“As the author is careful to say, “Genesis of the Cosmos” is concerned with the creation of the physical universe. The scientific method is based upon induction with respect to data which is derived from empirical observations which can be measured or somehow quantified. Scientific theories must conform to the way the universe appears (to scientists), regardless of any underlying, non-empirical presuppositions.
Science, therefore, has nothing to say about Consciousness Itself (aka “Cosmic Consciousness”). Unburdened by the scope-restricting limitations of the scientific method, however, ancient mythology and cosmology have, by contrast, a great deal to say about Consciousness Itself, despite the inherently paradoxical nature of such an undertaking. The unifying concept and commitment of ancient Egyptian culture, for example, is expressed by their word “Maāt”, which signifies both Cosmic Order and Harmony and Consciousness Itself.
Any effort to correlate modern scientific theories of “creation” (or matter/energy) with ancient worldviews is necessarily concerned only with Cosmic Order and Harmony but not with Consciousness per se. This is as it should be, so even though I am pointing out a limitation in all such correlations, this inherent limitation should not be taken as a criticism. On the contrary, I applaud LaViolette for drawing our attention to this very limitation. I interpret his silence concerning Consciousness as merely the appropriate posture of a scientist talking about science.

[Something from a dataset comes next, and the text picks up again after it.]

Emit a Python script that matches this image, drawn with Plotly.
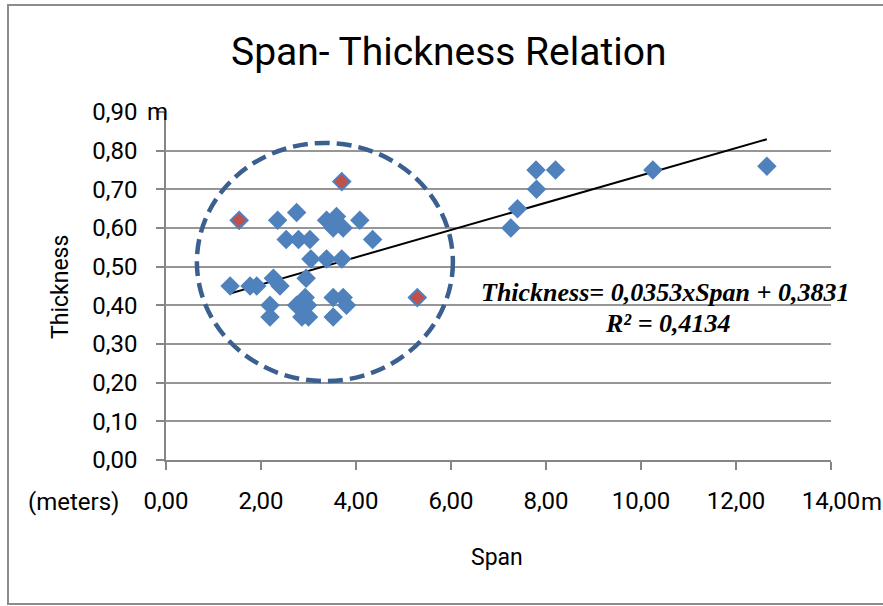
import plotly.graph_objects as go

# ---- data ----
span_blue = [1.35, 1.77, 1.91, 2.26, 2.40, 2.19, 2.19, 2.35, 2.75, 2.53, 2.79, 3.03,
             2.95, 2.75, 2.93, 2.98, 2.86, 3.00, 3.05, 3.38, 3.59, 3.52, 3.73, 3.38,
             3.70, 3.52, 3.73, 3.80, 3.52, 4.08, 4.35, 7.26, 7.40, 7.80, 7.79, 8.20,
             10.25, 12.65]
thick_blue = [0.45, 0.45, 0.45, 0.47, 0.45, 0.40, 0.37, 0.62, 0.64, 0.57, 0.57, 0.57,
              0.47, 0.40, 0.42, 0.40, 0.37, 0.37, 0.52, 0.62, 0.63, 0.60, 0.60, 0.52,
              0.52, 0.42, 0.42, 0.40, 0.37, 0.62, 0.57, 0.60, 0.65, 0.70, 0.75, 0.75,
              0.75, 0.76]
span_red = [1.54, 3.70, 5.29]
thick_red = [0.62, 0.72, 0.42]

slope = 0.0353
intercept = 0.3831
r_squared = 0.4134

x_ticks = [0, 2, 4, 6, 8, 10, 12, 14]
y_ticks = [0.0, 0.1, 0.2, 0.3, 0.4, 0.5, 0.6, 0.7, 0.8, 0.9]

FONT = "Roboto, Arial, sans-serif"
SERIF = "Liberation Serif, Times New Roman, serif"
BLUE = "#4F81BD"
RED = "#C0504D"
GRID = "#969696"
AX = "#868686"

all_span = span_blue + span_red
trend_x = [min(all_span), max(all_span)]
trend_y = [slope * v + intercept for v in trend_x]

fig = go.Figure()
fig.add_trace(go.Scatter(x=trend_x, y=trend_y, mode="lines",
                         line=dict(color="black", width=2), hoverinfo="skip"))
fig.add_trace(go.Scatter(x=span_blue, y=thick_blue, mode="markers",
                         marker=dict(symbol="diamond", size=15, color=BLUE,
                                     line=dict(width=0))))
fig.add_trace(go.Scatter(x=span_red, y=thick_red, mode="markers",
                         marker=dict(symbol="diamond", size=13, color=RED,
                                     line=dict(width=2, color=BLUE))))

W, H = 883, 606
L, R, T, B = 166, 52, 112, 146
pw, ph = W - L - R, H - T - B


def px(xp):
    return (xp - L) / pw


def py(yp):
    return (H - B - yp) / ph


eq_text = "<b><i>Thickness= {}xSpan + {}</i></b>".format(
    f"{slope:.4f}".replace(".", ","), f"{intercept:.4f}".replace(".", ","))
r2_text = "<b><i>R² = {}</i></b>".format(f"{r_squared:.4f}".replace(".", ","))

annotations = [
    dict(text="Span- Thickness Relation", x=px(449), y=py(52), font=dict(size=39)),
    dict(text="Thickness", x=px(60), y=py(287), textangle=-90, font=dict(size=23)),
    dict(text="Span", x=px(497), y=py(557), font=dict(size=23)),
    dict(text="(meters)", x=px(73), y=py(502), font=dict(size=24)),
    dict(text="m", x=px(157), y=py(112), font=dict(size=24)),
    dict(text="m", x=px(871), y=py(502), font=dict(size=24)),
    dict(text=eq_text, x=px(665), y=py(292), font=dict(size=26, family=SERIF)),
    dict(text=r2_text, x=px(667), y=py(323), font=dict(size=26, family=SERIF)),
]
for a in annotations:
    a.update(xref="paper", yref="paper", showarrow=False, xanchor="center",
             yanchor="middle")
    a["font"].setdefault("family", FONT)
    a["font"]["color"] = "black"

fig.update_layout(
    width=W, height=H, autosize=False,
    margin=dict(l=L, r=R, t=T, b=B),
    paper_bgcolor="white", plot_bgcolor="white",
    showlegend=False,
    separators=",.",
    font=dict(family=FONT, color="black"),
    annotations=annotations,
    shapes=[
        dict(type="circle", xref="x", yref="y", x0=0.65, x1=6.04, y0=0.204, y1=0.82,
             line=dict(color="#3B5F8E", width=4.5, dash="15px,7px"), layer="above"),
        dict(type="rect", xref="paper", yref="paper", x0=px(8), x1=px(892),
             y0=py(604), y1=py(5), line=dict(color="#8C8C8C", width=2), layer="below"),
    ],
    xaxis=dict(range=[0, 14], tickvals=x_ticks, tickformat=".2f", showgrid=False,
               zeroline=False, showline=True, linecolor=AX, linewidth=1.5,
               ticks="outside", ticklen=8, tickwidth=1.5, tickcolor=AX,
               tickfont=dict(size=24, family=FONT, color="black"),
               ticklabelstandoff=10, fixedrange=True),
    yaxis=dict(range=[0, 0.9], tickvals=y_ticks, tickformat=".2f", showgrid=True,
               gridcolor=GRID, gridwidth=1.5, zeroline=False, showline=True,
               linecolor=AX, linewidth=1.5, ticks="outside", ticklen=8,
               tickwidth=1.5, tickcolor=AX,
               tickfont=dict(size=24, family=FONT, color="black"),
               ticklabelstandoff=14, fixedrange=True),
)

fig.write_html("out.html", config={"displayModeBar": False},
               post_script="document.body.style.margin='0';document.body.style.overflow='hidden';")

The underlying theme of “order out of chaos” and the assumption of an all-pervasive, uncreated ether leads to an apparent contradiction or confusion which I will try to clarify. LaViolette views the ether as an “etheric substance” having the properties of uniformity, entropy, chaos, and disorder. This initial state is also characterized by “perfect symmetry”; hence, perfect symmetry is identified with chaos and disorder. This seems a queer and contradictory juxtaposition. A uniform field is not disordered or chaotic as we normally understand these terms, and calling it perfectly symmetrical doesn’t seem quite right either.”